We cannot change what has happened in our past. Not sure what you might focus on, but living in the past isn't healthy. (So obvious) Unless, we plan to look back at those days in order to appreciate where we are now. To be able to look back at those days and realize all the times Christ was with you and pulled you through. Those are the times, that I look back and see how good He was to me, even when I wasn't being good to myself or I did not acknowledge His presence.


I can look back at those days now in awe. Sure, I wish I had made different decisions sooner to become a healthier cognitive version of me. But, what is important is knowing when I fall into negative patterns I am able to get away from it. It's not perfect, but ... I am better than I was before.

And isn't that a huge point of life? To just be a little better than where we were before, if those old ways weren't good for us?


We can make use of days when we didn't make the best decisions. Use them to realize how far we have come.

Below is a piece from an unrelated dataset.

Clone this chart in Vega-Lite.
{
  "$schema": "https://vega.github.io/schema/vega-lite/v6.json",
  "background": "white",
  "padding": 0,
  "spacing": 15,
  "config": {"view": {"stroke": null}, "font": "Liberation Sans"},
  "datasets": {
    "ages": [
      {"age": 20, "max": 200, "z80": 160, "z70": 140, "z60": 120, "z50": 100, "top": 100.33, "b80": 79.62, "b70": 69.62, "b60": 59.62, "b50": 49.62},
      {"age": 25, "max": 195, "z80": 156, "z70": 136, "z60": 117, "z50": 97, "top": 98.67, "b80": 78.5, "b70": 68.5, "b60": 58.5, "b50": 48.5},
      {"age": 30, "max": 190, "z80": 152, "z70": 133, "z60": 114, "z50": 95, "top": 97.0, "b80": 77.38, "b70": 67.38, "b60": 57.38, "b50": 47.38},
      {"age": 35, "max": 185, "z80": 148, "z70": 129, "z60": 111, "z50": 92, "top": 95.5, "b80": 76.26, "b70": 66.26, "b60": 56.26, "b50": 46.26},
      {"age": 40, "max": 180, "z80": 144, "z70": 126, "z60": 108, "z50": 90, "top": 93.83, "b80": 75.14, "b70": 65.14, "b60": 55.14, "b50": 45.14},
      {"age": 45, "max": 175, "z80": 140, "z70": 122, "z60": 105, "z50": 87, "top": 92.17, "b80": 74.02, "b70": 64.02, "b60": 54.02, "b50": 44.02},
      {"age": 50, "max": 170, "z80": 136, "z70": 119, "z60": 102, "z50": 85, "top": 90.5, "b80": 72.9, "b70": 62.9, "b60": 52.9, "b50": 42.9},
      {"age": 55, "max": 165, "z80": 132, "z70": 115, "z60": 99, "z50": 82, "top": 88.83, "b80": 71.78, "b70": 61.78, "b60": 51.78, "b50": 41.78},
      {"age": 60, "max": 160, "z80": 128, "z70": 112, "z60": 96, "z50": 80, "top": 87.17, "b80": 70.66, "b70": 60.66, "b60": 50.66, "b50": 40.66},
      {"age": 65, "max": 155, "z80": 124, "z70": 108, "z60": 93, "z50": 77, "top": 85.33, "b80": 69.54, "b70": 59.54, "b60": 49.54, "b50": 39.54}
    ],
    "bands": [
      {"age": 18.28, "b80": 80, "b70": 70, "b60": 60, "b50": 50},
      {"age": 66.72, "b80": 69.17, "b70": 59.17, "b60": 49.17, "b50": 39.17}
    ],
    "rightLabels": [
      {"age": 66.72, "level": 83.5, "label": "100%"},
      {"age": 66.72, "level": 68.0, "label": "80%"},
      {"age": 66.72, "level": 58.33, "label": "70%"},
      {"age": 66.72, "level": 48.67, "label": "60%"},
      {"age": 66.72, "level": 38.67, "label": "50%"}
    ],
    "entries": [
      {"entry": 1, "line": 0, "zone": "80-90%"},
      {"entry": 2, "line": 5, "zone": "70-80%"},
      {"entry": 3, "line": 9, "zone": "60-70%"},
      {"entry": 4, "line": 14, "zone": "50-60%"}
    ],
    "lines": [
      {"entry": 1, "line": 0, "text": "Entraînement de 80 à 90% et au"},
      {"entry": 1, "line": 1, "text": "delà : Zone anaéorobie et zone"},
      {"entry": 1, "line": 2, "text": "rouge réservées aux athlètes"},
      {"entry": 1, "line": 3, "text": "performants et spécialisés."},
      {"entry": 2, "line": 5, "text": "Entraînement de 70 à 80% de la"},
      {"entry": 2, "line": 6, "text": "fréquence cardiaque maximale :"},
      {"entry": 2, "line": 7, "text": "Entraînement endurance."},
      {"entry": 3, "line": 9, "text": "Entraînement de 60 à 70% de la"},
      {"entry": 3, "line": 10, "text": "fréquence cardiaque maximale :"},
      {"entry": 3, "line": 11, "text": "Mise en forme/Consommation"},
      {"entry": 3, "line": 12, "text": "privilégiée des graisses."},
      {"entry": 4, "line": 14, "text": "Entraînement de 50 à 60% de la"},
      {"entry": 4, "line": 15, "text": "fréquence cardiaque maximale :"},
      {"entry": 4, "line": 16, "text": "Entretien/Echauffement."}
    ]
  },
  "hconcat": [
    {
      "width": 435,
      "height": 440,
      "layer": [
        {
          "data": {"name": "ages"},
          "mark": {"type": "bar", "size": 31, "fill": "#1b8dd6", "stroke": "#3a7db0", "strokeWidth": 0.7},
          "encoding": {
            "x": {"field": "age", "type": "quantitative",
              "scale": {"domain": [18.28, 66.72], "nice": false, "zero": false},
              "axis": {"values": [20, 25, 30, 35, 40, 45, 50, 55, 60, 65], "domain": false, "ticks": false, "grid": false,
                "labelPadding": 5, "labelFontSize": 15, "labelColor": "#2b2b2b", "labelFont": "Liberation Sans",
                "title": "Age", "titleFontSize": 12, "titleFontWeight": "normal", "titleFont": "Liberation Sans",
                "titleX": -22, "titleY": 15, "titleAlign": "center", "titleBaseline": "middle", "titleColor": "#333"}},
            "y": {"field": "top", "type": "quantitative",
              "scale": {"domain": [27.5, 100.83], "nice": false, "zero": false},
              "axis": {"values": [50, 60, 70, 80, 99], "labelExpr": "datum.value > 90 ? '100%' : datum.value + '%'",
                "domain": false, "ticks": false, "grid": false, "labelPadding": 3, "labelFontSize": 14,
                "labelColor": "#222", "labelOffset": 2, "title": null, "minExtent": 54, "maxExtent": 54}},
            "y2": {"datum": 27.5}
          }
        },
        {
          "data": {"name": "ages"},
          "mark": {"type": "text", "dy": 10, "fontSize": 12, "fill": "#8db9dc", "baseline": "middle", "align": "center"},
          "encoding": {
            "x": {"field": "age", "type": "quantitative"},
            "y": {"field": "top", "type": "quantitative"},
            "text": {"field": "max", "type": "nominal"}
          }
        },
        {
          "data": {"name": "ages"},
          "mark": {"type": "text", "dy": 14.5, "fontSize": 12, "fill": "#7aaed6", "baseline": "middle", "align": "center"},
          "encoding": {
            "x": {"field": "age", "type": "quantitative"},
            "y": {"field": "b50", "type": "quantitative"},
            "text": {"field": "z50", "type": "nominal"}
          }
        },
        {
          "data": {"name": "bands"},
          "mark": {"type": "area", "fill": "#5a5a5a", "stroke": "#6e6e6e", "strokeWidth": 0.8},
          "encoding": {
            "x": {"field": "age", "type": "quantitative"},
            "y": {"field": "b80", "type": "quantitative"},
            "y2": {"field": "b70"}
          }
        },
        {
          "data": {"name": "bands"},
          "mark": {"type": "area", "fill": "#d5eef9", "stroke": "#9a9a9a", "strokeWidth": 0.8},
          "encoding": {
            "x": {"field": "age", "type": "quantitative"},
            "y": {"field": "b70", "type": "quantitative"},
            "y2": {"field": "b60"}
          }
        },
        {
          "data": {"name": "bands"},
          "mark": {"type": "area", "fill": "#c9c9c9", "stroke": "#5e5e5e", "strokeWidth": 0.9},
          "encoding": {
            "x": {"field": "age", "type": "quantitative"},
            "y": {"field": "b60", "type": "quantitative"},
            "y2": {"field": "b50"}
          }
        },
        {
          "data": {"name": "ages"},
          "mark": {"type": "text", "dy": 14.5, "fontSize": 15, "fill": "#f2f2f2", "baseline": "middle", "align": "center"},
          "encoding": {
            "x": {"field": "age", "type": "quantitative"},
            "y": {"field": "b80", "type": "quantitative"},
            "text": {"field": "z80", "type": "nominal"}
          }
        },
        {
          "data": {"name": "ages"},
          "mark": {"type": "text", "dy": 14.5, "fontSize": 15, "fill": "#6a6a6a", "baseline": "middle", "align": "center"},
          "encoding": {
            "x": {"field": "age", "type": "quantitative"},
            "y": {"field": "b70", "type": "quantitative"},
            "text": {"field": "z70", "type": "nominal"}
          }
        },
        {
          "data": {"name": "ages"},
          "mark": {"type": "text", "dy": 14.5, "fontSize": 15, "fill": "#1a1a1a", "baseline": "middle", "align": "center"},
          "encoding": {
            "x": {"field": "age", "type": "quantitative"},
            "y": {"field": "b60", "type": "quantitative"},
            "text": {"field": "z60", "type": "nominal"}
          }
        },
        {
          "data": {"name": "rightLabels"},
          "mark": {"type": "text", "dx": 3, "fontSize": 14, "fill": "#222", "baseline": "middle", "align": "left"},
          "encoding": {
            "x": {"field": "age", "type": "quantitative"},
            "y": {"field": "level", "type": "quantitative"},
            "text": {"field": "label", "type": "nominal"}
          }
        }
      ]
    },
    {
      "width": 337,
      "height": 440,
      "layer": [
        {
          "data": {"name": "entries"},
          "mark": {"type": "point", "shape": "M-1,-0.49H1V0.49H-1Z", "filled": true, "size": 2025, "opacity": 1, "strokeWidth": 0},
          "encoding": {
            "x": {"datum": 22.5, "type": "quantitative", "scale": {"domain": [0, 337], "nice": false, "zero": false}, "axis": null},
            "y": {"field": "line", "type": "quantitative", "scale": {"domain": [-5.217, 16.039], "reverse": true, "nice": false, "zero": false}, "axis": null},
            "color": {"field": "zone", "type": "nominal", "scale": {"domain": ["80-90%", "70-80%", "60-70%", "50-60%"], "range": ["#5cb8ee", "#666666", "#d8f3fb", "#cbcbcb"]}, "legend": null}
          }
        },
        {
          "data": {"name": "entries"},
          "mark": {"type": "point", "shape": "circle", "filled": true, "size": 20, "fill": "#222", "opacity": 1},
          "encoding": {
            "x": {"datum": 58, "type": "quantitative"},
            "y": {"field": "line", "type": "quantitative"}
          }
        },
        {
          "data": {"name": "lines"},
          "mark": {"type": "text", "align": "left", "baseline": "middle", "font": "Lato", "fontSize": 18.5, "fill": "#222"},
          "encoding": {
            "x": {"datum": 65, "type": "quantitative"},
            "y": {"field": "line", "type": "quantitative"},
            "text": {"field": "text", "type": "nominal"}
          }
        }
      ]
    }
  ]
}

There is a quote I love - 'You didn't come this far to only come this far.'

Yup. If we are still moving, walking, working, typing, talking, writing, driving, ..... breathing! We are still able to do what we want to do.

Still able to accomplish more in this life - and prayerfully as God intended.


Question:

When you get stuck in your thoughts, what helps you to get away from them?

Have you been able to figure out those triggers and how to avoid them to be the best healthy version of you?